Song by ABBA

from the album Arrival
- B-side: "Tiger"
- Genre: Pop, europop, disco
- Length: 2:53
- Label: Polar (Sweden) Epic (UK) Atlantic (US)
- Songwriters: Björn Ulvaeus Benny Andersson
- Producers: Björn Ulvaeus Benny Andersson

Audio video
- "Dum Dum Diddle" on YouTube

= Dum Dum Diddle =

"Dum Dum Diddle" is a song by ABBA, released on their 1976 album Arrival. In 1977, it was released as a promo single in Argentina on the RCA label.

==Production==
When asked how ABBA made "such a ridiculous and quite banal song [as Dum Dum Diddle] come alive," Björn Again founder Rod Leissle said, "I think ABBA had a special quality about them. They could put ridiculous lyrics into a song, and because they were fundamentally great songwriters they could make it work.
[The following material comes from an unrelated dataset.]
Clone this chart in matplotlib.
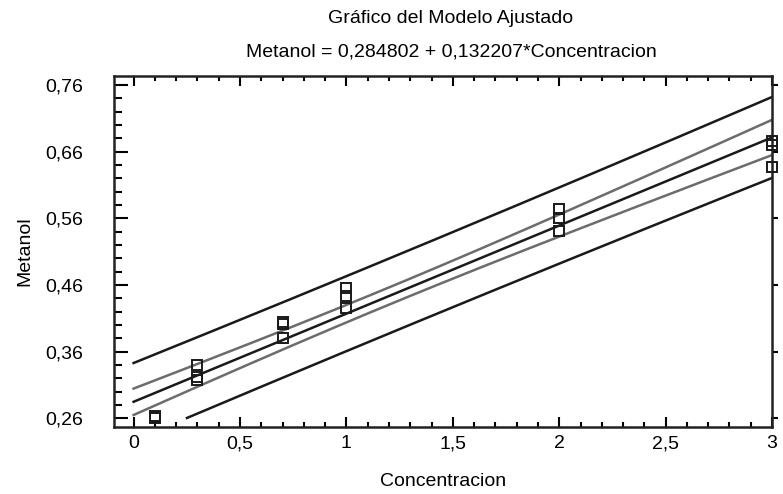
import numpy as np
import matplotlib
matplotlib.use("Agg")
import matplotlib.pyplot as plt
from matplotlib.ticker import FixedLocator, MultipleLocator, FuncFormatter

plt.rcParams['font.family'] = ['Liberation Sans Narrow', 'Liberation Sans', 'DejaVu Sans']

# data
concentracion = [0.1, 0.1, 0.1, 0.3, 0.3, 0.3, 0.7, 0.7, 0.7,
                 1.0, 1.0, 1.0, 2.0, 2.0, 2.0, 3.0, 3.0, 3.0]
metanol = [0.262, 0.261, 0.263, 0.3395, 0.3215, 0.3175, 0.404, 0.401, 0.381,
           0.455, 0.444, 0.425, 0.574, 0.561, 0.541, 0.676, 0.670, 0.637]

b0 = 0.284802
b1 = 0.132207
t_975 = 2.12  # t(0.975, 16 gl)

y_ticks = [0.26, 0.36, 0.46, 0.56, 0.66, 0.76]
x_ticks = [0, 0.5, 1, 1.5, 2, 2.5, 3]

x = np.array(concentracion)
y = np.array(metanol)
n = len(x)
resid = y - (b0 + b1 * x)
s = np.sqrt(np.sum(resid ** 2) / (n - 2))
sxx = np.sum((x - x.mean()) ** 2)

xs = np.linspace(0, 3, 300)
fit = b0 + b1 * xs
h = 1.0 / n + (xs - x.mean()) ** 2 / sxx
ci = t_975 * s * np.sqrt(h)
pi = t_975 * s * np.sqrt(1 + h)

ymin = y_ticks[0]
pred_lo = np.where(fit - pi < ymin, np.nan, fit - pi)

fig = plt.figure(figsize=(7.83, 4.94), dpi=100)
ax = fig.add_axes([0.1456, 0.1362, 0.8404, 0.7098])

black = '#1a1a1a'
gray = '#6c6c6c'
ax.plot(xs, fit + pi, color=black, lw=1.8)
ax.plot(xs, pred_lo, color=black, lw=1.8)
ax.plot(xs, fit + ci, color=gray, lw=1.8)
ax.plot(xs, fit - ci, color=gray, lw=1.8)
ax.plot(xs, fit, color=black, lw=1.8)
ax.plot(x, y, 's', ms=6.5, mfc='none', mec=black, mew=1.4, clip_on=False, zorder=5)

ax.set_xlim(-0.092, 3.0)
ax.set_ylim(0.2474, 0.7735)

comma = FuncFormatter(lambda v, p: ('%g' % round(v, 2)).replace('.', ','))
ax.xaxis.set_major_locator(FixedLocator(x_ticks))
ax.xaxis.set_minor_locator(MultipleLocator(0.1))
ax.yaxis.set_major_locator(FixedLocator(y_ticks))
ax.yaxis.set_minor_locator(FixedLocator(np.arange(0.26, 0.77, 0.02)))
ax.xaxis.set_major_formatter(comma)
ax.yaxis.set_major_formatter(comma)

for sp in ax.spines.values():
    sp.set_linewidth(1.8)
    sp.set_color('#222222')

ax.tick_params(axis='y', which='major', direction='in', length=10, width=1.5,
               left=True, right=False, labelsize=14, pad=22)
ax.tick_params(axis='y', which='minor', direction='in', length=5.5, width=1.5,
               left=True, right=False)
ax.tick_params(axis='x', which='major', direction='in', length=7, width=1.5,
               top=True, bottom=True, labelsize=14, pad=6)
ax.tick_params(axis='x', which='minor', direction='in', length=3.5, width=1.5,
               top=True, bottom=True)

# outward ticks on the right spine
sec = ax.secondary_yaxis('right')
sec.yaxis.set_major_locator(FixedLocator(y_ticks))
sec.tick_params(direction='out', length=4, width=1.5, labelright=False)
sec.spines['right'].set_visible(False)

ax.set_xlabel('Concentracion', fontsize=14, labelpad=15)
ax.set_ylabel('Metanol', fontsize=14, labelpad=9)

fig.text(0.576, 0.962, 'Gráfico del Modelo Ajustado', ha='center', va='center', fontsize=14)
fig.text(0.577, 0.894, 'Metanol = 0,284802 + 0,132207*Concentracion', ha='center',
         va='center', fontsize=14)

fig.savefig('out.png', dpi=100)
A line like 'Dum Dum Diddle, to be your fiddle' doesn't really make a great deal of sense, but it still works because it's something you can sing along to and enjoy".

==Composition==
"Dum Dum Diddle" is a folk-inspired pop song, featuring acoustic guitar from Lasse Wellander in the verses. Lead vocals are shared by Agnetha Fältskog and Anni-Frid Lyngstad. The song has a fiddle-style refrain (simulated by a synthesiser), which serves as its hook. It contains a "stream of strong melodies and instrumentation".

==Synopsis==
The song is about a woman who quietly longs for the affections of a sad, lonely man who derives his only pleasure from constantly playing and practicing on his violin. The Guardian described it as "a song about a woman who feels sexually threatened by her partner's violin".

==Critical reception==
Abba's Abba Gold suggests that ABBA criticised the song, but adds that the writers of the book like it. Abba - Uncensored on the Record said the "unfortunately titled song ... seemed like a reversion to Eurovision-style thinking". The complete New Zealand music charts, 1966-2006 describes the song as "rather silly but fun". Bright Lights Dark Shadows: The Real Story of Abba implied that Eagle was more lyrically ambitious than "the 'dum dum diddles' of ABBA's earlier work". The Los Angeles Times described the song as "cheery nonsense". The Scotsman implied that "Dum Dum Diddle" was a bad song by saying: "LIFE – to quote Toni Collette in Muriel's Wedding – can be 'as good as an Abba song' but the clunky transfer of Mamma Mia! from stage to screen proves that it can be just as awful as 'Dum Dum Diddle' too."